AES67 is a new industry standard for interoperability of high quality audio over IP networks from the Audio Engineering Society, published just under two years ago (September 2013).

This standard was quickly embraced by all of the main broadcast audio equipment vendors, and compatibility modes announced by all of the major competing networking audio vendors: Livewire, Q-LAN, Ravenna and Dante.

Outside of broadcast, there has also been a high level of audio industry acceptance.

AES67 specifies the method for carrying uncompressed 24-bit linear audio over layer 3 IP networks.

There are options and choices of sample rates, packets sizes, number of channels and bit depths, but a strict interoperability requirement is made so that all vendors must implement at least the one common set of parameter choices.
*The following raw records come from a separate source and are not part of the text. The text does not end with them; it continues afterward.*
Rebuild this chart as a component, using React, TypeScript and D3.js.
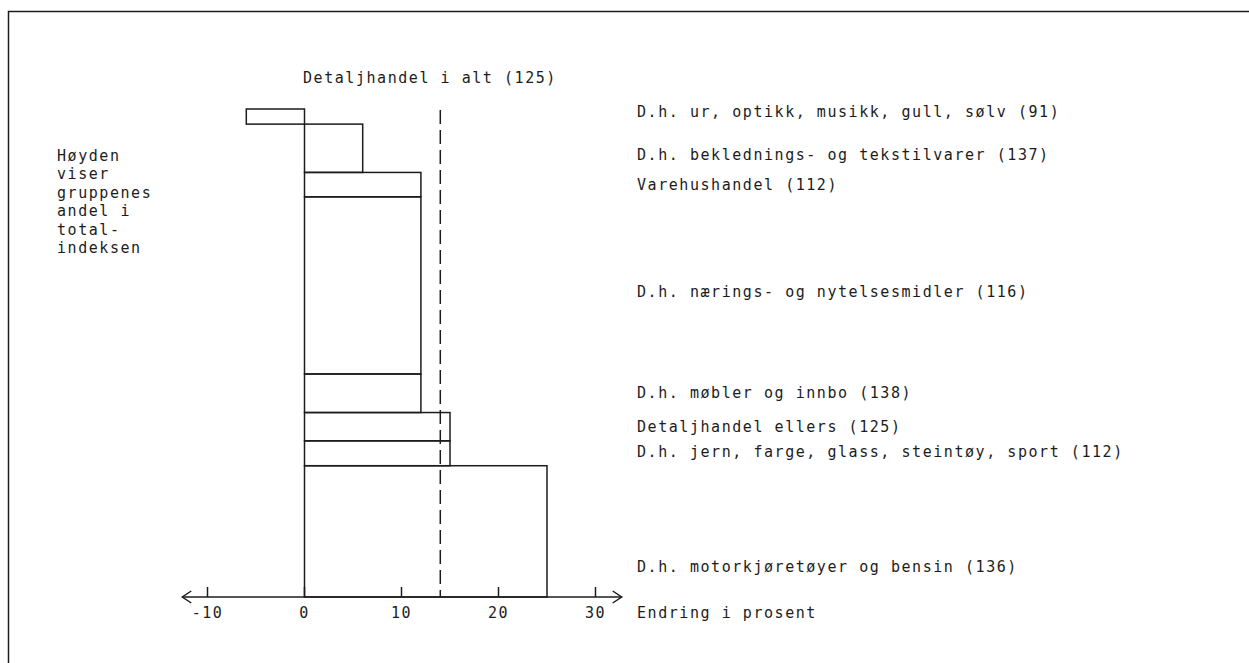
import React, { useEffect, useRef } from 'react';
import * as d3 from 'd3';

// groups from top to bottom
const groups = [
  'D.h. ur, optikk, musikk, gull, sølv (91)',
  'D.h. beklednings- og tekstilvarer (137)',
  'Varehushandel (112)',
  'D.h. nærings- og nytelsesmidler (116)',
  'D.h. møbler og innbo (138)',
  'Detaljhandel ellers (125)',
  'D.h. jern, farge, glass, steintøy, sport (112)',
  'D.h. motorkjøretøyer og bensin (136)',
];
// endring i prosent
const changes = [-6, 6, 12, 12, 12, 15, 15, 25];
// andel i totalindeksen (prosent)
const shares = [3.1, 9.9, 5.0, 36.3, 7.9, 5.8, 5.1, 26.9];

const totalLabel = 'Detaljhandel i alt (125)';
const totalChange = 14;
const xTicks = [-10, 0, 10, 20, 30];
const xTitle = 'Endring i prosent';
const noteLines = ['Høyden', 'viser', 'gruppenes', 'andel i', 'total-', 'indeksen'];

const App: React.FC = () => {
  const svgRef = useRef<SVGSVGElement | null>(null);

  useEffect(() => {
    const width = 1249;
    const height = 663;
    const ink = '#1c1c1c';
    const font = '"DejaVu Sans Mono", "Liberation Mono", monospace';
    const top = 109;
    const axisY = 597;
    const labelX = 637;
    // small vertical nudges of the right-hand labels
    const labelNudge = [-5, 7, 0, 7, 0, 0, -1, 36];

    const svg = d3.select(svgRef.current)
      .attr('width', width)
      .attr('height', height);
    svg.selectAll('*').remove();

    // frame
    svg.append('rect')
      .attr('x', 8.5).attr('y', 11.5)
      .attr('width', 1400).attr('height', 900)
      .attr('fill', 'none').attr('stroke', ink).attr('stroke-width', 1.5);

    const x = d3.scaleLinear().domain([-10, 30]).range([207.5, 595.5]);
    const y = d3.scaleLinear().domain([0, d3.sum(shares)]).range([top, axisY]);

    const cum = shares.map((_, i) => d3.sum(shares.slice(0, i)));
    const bars = groups.map((g, i) => ({
      label: g,
      change: changes[i],
      y0: y(cum[i]),
      y1: y(cum[i] + shares[i]),
    }));

    const g = svg.append('g')
      .attr('fill', 'none')
      .attr('stroke', ink)
      .attr('stroke-width', 1.5);

    g.selectAll('rect.bar')
      .data(bars)
      .enter()
      .append('rect')
      .attr('class', 'bar')
      .attr('x', d => Math.min(x(0), x(d.change)))
      .attr('y', d => d.y0)
      .attr('width', d => Math.abs(x(d.change) - x(0)))
      .attr('height', d => d.y1 - d.y0);

    // dashed total line
    g.append('line')
      .attr('x1', x(totalChange)).attr('x2', x(totalChange))
      .attr('y1', 110).attr('y2', axisY)
      .attr('stroke-dasharray', '14,6');

    // axis with arrows
    const xl = x(-12.6);
    const xr = x(32.7);
    g.append('line').attr('x1', xl).attr('x2', xr).attr('y1', axisY).attr('y2', axisY);
    g.append('path').attr('d', `M${xl + 9},${axisY - 6}L${xl},${axisY}L${xl + 9},${axisY + 6}`);
    g.append('path').attr('d', `M${xr - 9},${axisY - 6}L${xr},${axisY}L${xr - 9},${axisY + 6}`);

    g.selectAll('line.tick')
      .data(xTicks)
      .enter()
      .append('line')
      .attr('class', 'tick')
      .attr('x1', d => x(d)).attr('x2', d => x(d))
      .attr('y1', axisY - 10).attr('y2', axisY);

    const text = svg.append('g')
      .attr('fill', ink)
      .style('font-family', font)
      .style('font-size', '15px')
      .style('letter-spacing', '1.55px');

    text.selectAll('text.tick')
      .data(xTicks)
      .enter()
      .append('text')
      .attr('class', 'tick')
      .attr('x', d => x(d))
      .attr('y', axisY + 21)
      .attr('text-anchor', 'middle')
      .text(d => String(d));

    text.append('text')
      .attr('x', labelX).attr('y', axisY + 21)
      .text(xTitle);

    text.append('text')
      .attr('x', 303).attr('y', 83)
      .text(totalLabel);

    text.selectAll('text.group')
      .data(bars)
      .enter()
      .append('text')
      .attr('class', 'group')
      .attr('x', labelX)
      .attr('y', (d, i) => (d.y0 + d.y1) / 2 + 5 + labelNudge[i])
      .text(d => d.label);

    text.selectAll('text.note')
      .data(noteLines)
      .enter()
      .append('text')
      .attr('class', 'note')
      .attr('x', 57)
      .attr('y', (_, i) => 161 + i * 18.4)
      .text(d => d);
  }, []);

  return (
    <svg
      ref={svgRef}
      style={{ position: 'absolute', left: 0, top: 0, background: '#fff' }}
    ></svg>
  );
};

export default App;
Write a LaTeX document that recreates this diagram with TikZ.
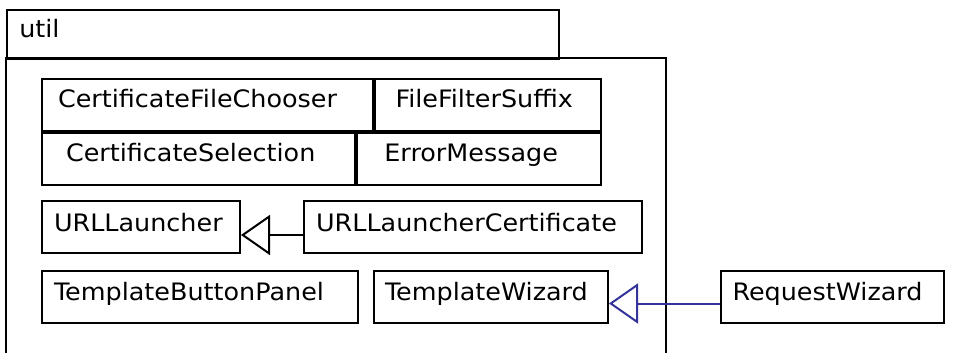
\documentclass[tikz,border=0pt]{standalone}
\usepackage{fontspec}
\setmainfont{DejaVu Sans}[FakeStretch=1.06]
\usepackage{tikz}
\usetikzlibrary{arrows.meta}
\tikzset{>=latex}
\definecolor{inhblue}{RGB}{51,51,153}
\tikzset{class/.style = {draw,line width=2pt,anchor=north west,inner ysep=0pt,align=left,
    font=\fontsize{24}{28}\selectfont,minimum height=52pt,text height=30pt,text depth=22pt}}
\tikzset{gridclass/.style = {class,text height=28pt,text depth=24pt}}
\tikzset{genedge/.style = {line width=2pt,-{Triangle[open,length=29pt,width=40pt]}}}

\begin{document}
\begin{tikzpicture}[x=1pt,y=-1pt]
            \useasboundingbox (0,0) rectangle (978,353);
            \clip (0,0) rectangle (978,353);

            % Package
            \draw[line width=2pt] (5.5,58) rectangle (666,380);
            \node[class,text height=28pt,text depth=21pt,minimum height=49pt,
                  inner xsep=12.8pt,text width=527pt] (util) at (5.5,9) {util};

            % Classes
            \node[gridclass,inner xsep=16pt,text width=299pt] (chooser) at (41,78) {CertificateFileChooser};
            \node[gridclass,inner xsep=20.5pt,text width=185pt] (suffix) at (chooser.north east) {FileFilterSuffix};
            \node[gridclass,inner xsep=24pt,text width=265pt] (selection) at (chooser.south west) {CertificateSelection};
            \node[gridclass,inner xsep=27.4pt,text width=189pt] (error) at (selection.north east) {ErrorMessage};

            \node[class,inner xsep=12pt,text width=174pt] (launcher) at (41,200) {URLLauncher};
            \node[class,inner xsep=12.6pt,text width=313pt] (launchercert) at (302.5,200) {URLLauncherCertificate};

            \node[class,inner xsep=12pt,text width=292pt] (buttonpanel) at (41,269.5) {TemplateButtonPanel};
            \node[class,inner xsep=11.5pt,text width=211.5pt] (templatewizard) at (372.5,269.5) {TemplateWizard};
            \node[class,inner xsep=12pt,text width=199pt] (requestwizard) at (719.5,269.5) {RequestWizard};

            % Generalisations
            \draw[genedge] ([yshift=-8pt]launchercert.west) -- ([yshift=-8pt]launcher.east);
            \draw[genedge,inhblue] ([yshift=-7pt]requestwizard.west) -- ([yshift=-7pt]templatewizard.east);
        \end{tikzpicture}
\end{document}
This requirement is what produces the interoperability between all vendors labelling their equipment AES67.

The technical details of AES67 are readily available. This paper examines the features of the design of AES67 that enable it to be the platform for the convergence of working with audio, telecom, studio and intercom.


At the present time, audio technology is leveraging audio over IP technology at the basic network transport level, but is not taking advantage of all the benefits that are possible.
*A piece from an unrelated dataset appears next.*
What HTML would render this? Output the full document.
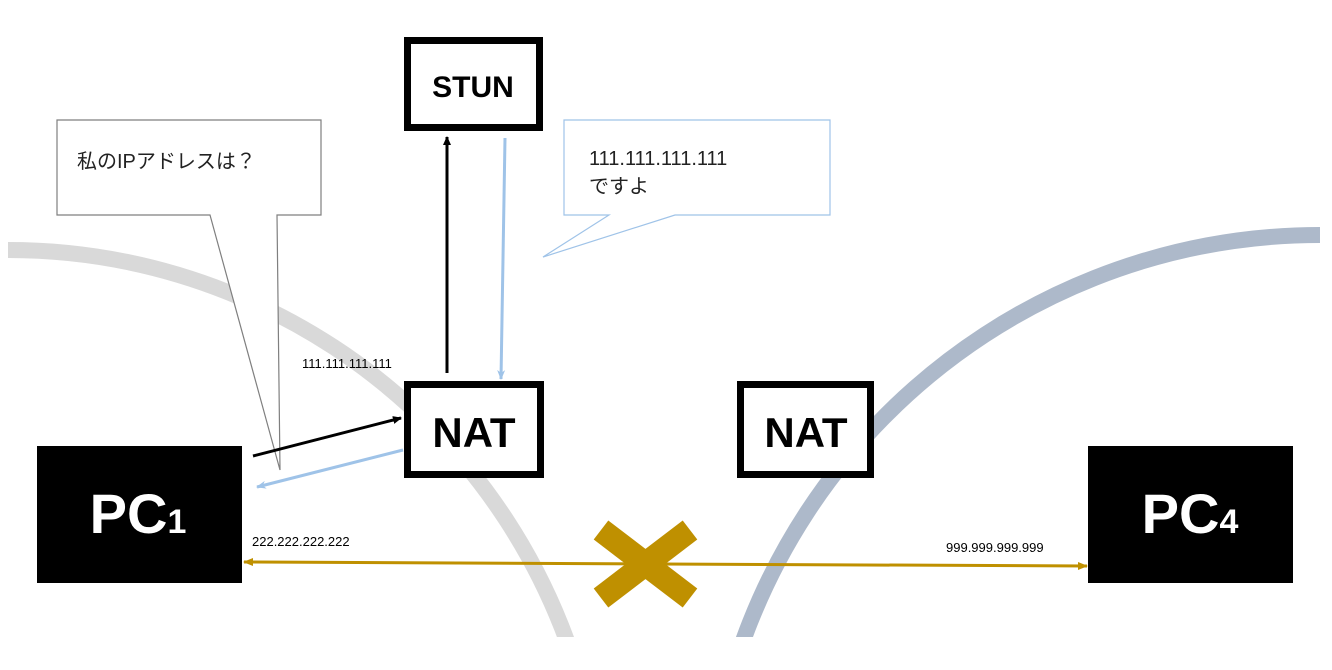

Today, the audio in telephony, studio audio and intercom use network technology rather like computers were using networking technology in the 1990s.

We have managed to get the number of cables down to one, but audio applications are using many different protocols on that same one wire.
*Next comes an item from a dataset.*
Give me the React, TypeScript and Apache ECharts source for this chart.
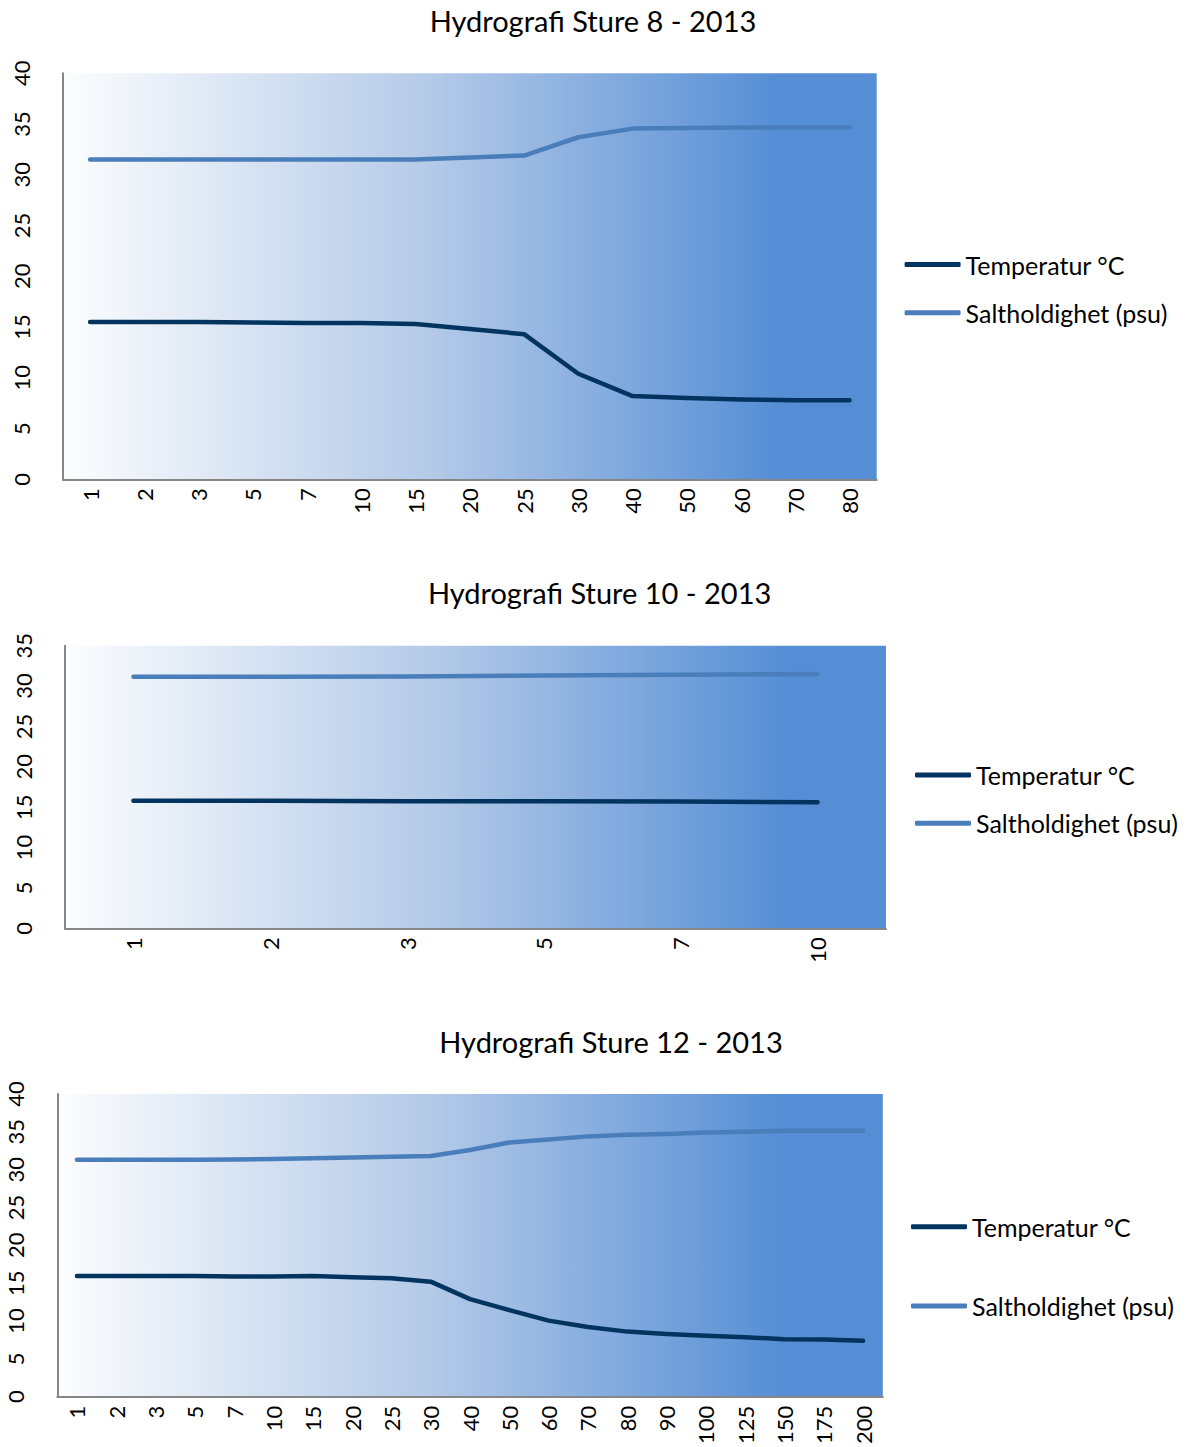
import React, { useEffect, useRef } from "react";
import * as echarts from "echarts";

const seriesNames = ["Temperatur °C", "Saltholdighet (psu)"];

const titles = ["Hydrografi Sture 8 - 2013", "Hydrografi Sture 10 - 2013", "Hydrografi Sture 12 - 2013"];

const depths1 = ["1", "2", "3", "5", "7", "10", "15", "20", "25", "30", "40", "50", "60", "70", "80"];
const temp1 = [15.5, 15.5, 15.5, 15.45, 15.4, 15.4, 15.3, 14.8, 14.3, 10.4, 8.2, 8.0, 7.85, 7.8, 7.8];
const salt1 = [31.5, 31.5, 31.5, 31.5, 31.5, 31.5, 31.5, 31.7, 31.9, 33.7, 34.55, 34.6, 34.65, 34.65, 34.65];

const depths2 = ["1", "2", "3", "5", "7", "10"];
const temp2 = [15.8, 15.8, 15.75, 15.75, 15.7, 15.6];
const salt2 = [31.15, 31.15, 31.2, 31.3, 31.4, 31.5];

const depths3 = ["1", "2", "3", "5", "7", "10", "15", "20", "25", "30", "40", "50", "60", "70", "80", "90", "100", "125", "150", "175", "200"];
const temp3 = [15.95, 15.95, 15.95, 15.95, 15.9, 15.9, 15.95, 15.8, 15.65, 15.2, 12.9, 11.45, 10.05, 9.2, 8.6, 8.3, 8.05, 7.85, 7.6, 7.55, 7.4];
const salt3 = [31.3, 31.3, 31.3, 31.3, 31.35, 31.4, 31.5, 31.6, 31.7, 31.8, 32.6, 33.6, 34.0, 34.4, 34.6, 34.7, 34.9, 35.0, 35.15, 35.15, 35.15];

const yMax = [40, 35, 40];

const FONT = "Lato";

const panels = [
  { cats: depths1, temp: temp1, salt: salt1, grid: { left: 63, top: 73.3, width: 813.7, height: 406 }, titleX: 593, titleTop: 6, legend: { left: 904.6, top: 251.5, gap: 22.3 } },
  { cats: depths2, temp: temp2, salt: salt2, grid: { left: 65, top: 645.7, width: 821, height: 282.6 }, titleX: 599.6, titleTop: 578, legend: { left: 915, top: 762, gap: 22.3 } },
  { cats: depths3, temp: temp3, salt: salt3, grid: { left: 57.3, top: 1094, width: 825.5, height: 302.7 }, titleX: 611, titleTop: 1027, legend: { left: 911, top: 1213.7, gap: 53.3 } },
];

const TEMP_COLOR = "#03345f";
const SALT_COLOR = "#4a7ebb";
const AXIS_COLOR = "#868686";

function buildOption() {
  const grid: any[] = [];
  const xAxis: any[] = [];
  const yAxis: any[] = [];
  const series: any[] = [];
  const title: any[] = [];
  const legend: any[] = [];

  panels.forEach((p, i) => {
    grid.push({
      ...p.grid,
      show: true,
      borderWidth: 0,
      outerBoundsMode: "none",
      backgroundColor: new echarts.graphic.LinearGradient(0, 0, 1, 0, [
        { offset: 0, color: "#fcfdfe" },
        { offset: 0.45, color: "#b4cae8" },
        { offset: 0.88, color: "#558ed5" },
        { offset: 1, color: "#558ed5" },
      ]),
    });
    xAxis.push({
      type: "category",
      gridIndex: i,
      data: p.cats,
      boundaryGap: true,
      axisTick: { show: false },
      axisLine: { show: true, lineStyle: { color: AXIS_COLOR, width: 2 } },
      axisLabel: { rotate: 90, margin: 9, fontSize: 22, color: "#000", fontFamily: FONT, interval: 0 },
      splitLine: { show: false },
    });
    yAxis.push({
      type: "value",
      gridIndex: i,
      min: 0,
      max: yMax[i],
      interval: 5,
      axisTick: { show: false },
      axisLine: { show: true, lineStyle: { color: AXIS_COLOR, width: 2 } },
      axisLabel: { rotate: 90, margin: 31, fontSize: 22, color: "#000", fontFamily: FONT },
      splitLine: { show: false },
    });
    series.push({
      name: seriesNames[0],
      type: "line",
      xAxisIndex: i,
      yAxisIndex: i,
      data: p.temp,
      symbol: "none",
      lineStyle: { color: TEMP_COLOR, width: 4.5, cap: "round", join: "round" },
      itemStyle: { color: TEMP_COLOR },
    });
    series.push({
      name: seriesNames[1],
      type: "line",
      xAxisIndex: i,
      yAxisIndex: i,
      data: p.salt,
      symbol: "none",
      lineStyle: { color: SALT_COLOR, width: 4.5, cap: "round", join: "round" },
      itemStyle: { color: SALT_COLOR },
    });
    title.push({
      text: titles[i],
      left: p.titleX,
      top: p.titleTop,
      textAlign: "center",
      padding: 0,
      textStyle: { fontFamily: FONT, fontSize: 29, fontWeight: "normal", color: "#000" },
    });
    legend.push({
      orient: "vertical",
      left: p.legend.left,
      top: p.legend.top,
      itemGap: p.legend.gap,
      itemWidth: 56,
      itemHeight: 5,
      padding: 0,
      icon: "roundRect",
      selectedMode: false,
      data: seriesNames,
      textStyle: { fontFamily: FONT, fontSize: 25, lineHeight: 26, color: "#000" },
    });
  });

  return {
    animation: false,
    backgroundColor: "#ffffff",
    title,
    legend,
    grid,
    xAxis,
    yAxis,
    series,
  };
}

export default function App() {
  const ref = useRef<HTMLDivElement>(null);
  useEffect(() => {
    if (!ref.current) return;
    const chart = echarts.init(ref.current, undefined, { renderer: "svg" });
    chart.setOption(buildOption());
    return () => chart.dispose();
  }, []);
  return (
    <div
      ref={ref}
      style={{ position: "absolute", left: 0, top: 0, width: 1186, height: 1447, background: "#fff" }}
    />
  );
}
The workflows, user interfaces, and mental models of how we use voice, sound, music, effects, communication, and languages for telephony, for studio and for intercom, are separate.

We think of these as somehow different, separate, and requiring unique equipment and different user interfaces and operating sequences. But these all have that one thing in common: they are audio. They are sound. There is a fundamental commonality.


The Audio Interconnection Situation Today

Where radio has already adopted standards-based Audio-over-IP, making it a de-facto part of everyday life for literally thousands of users throughout the world, television has been much less willing to step up and embrace what is already an established technology, favoring the development of baseband signal transport and even proprietary Ethernet protocols.

AES67 is a natural evolutionary step for TV to take in order to leverage the many advantages that network-based infrastructure provides.

To gain wide acceptance for AES67, the industry has to take a look at the inefficiencies of the systems in use today and begin to understand how AoIP can replace what has gone before, and how it will enhance operational practices.

The audio system at the heart of any television broadcast facility has often been considered a necessary, yet less well regarded relative of video.

Conversely, the complexity of the audio and communication systems are generally acknowledged as being inversely proportional to that of the arguably more simple vision infrastructure.

In part, this is down to the sheer numbers of connections used to make audio work compared to video, but in reality, the true complexity of audio and communication has evolved in sympathy with gradually changing production workflows and the increased expectations of the program makers, engineers and technicians who create television.

For many years audio and video signals were kept apart, with separate systems used to acquire sound and vision to mix, edit and ultimately transmit.

The birth of recordable video tape provided a means to store, transport and broadcast pictures and sound via a single unifying format, but linear emission of signals still relied on individual analog video and audio routing and distribution infrastructures.

It took until 1989 for the first standardized version of Serial Digital Interface (SDI), in the form of SMPTE 259M, to introduce the concept of embedded audio which could be transported with the video signal along a single piece of cable. 26 years later, the majority of broadcast television ecosystems are still built around an embedded audio infrastructure.

For the many instances of audio within the system where no video signal is present, such as microphone circuits, monitoring, tie-lines, audio playback and recording devices, cues and communications, many broadcasters still rely on baseband connectivity using analog, AES3 or MADI, with the associated overhead of copper cable, fibers, connectors and patching that these forms of signal entail.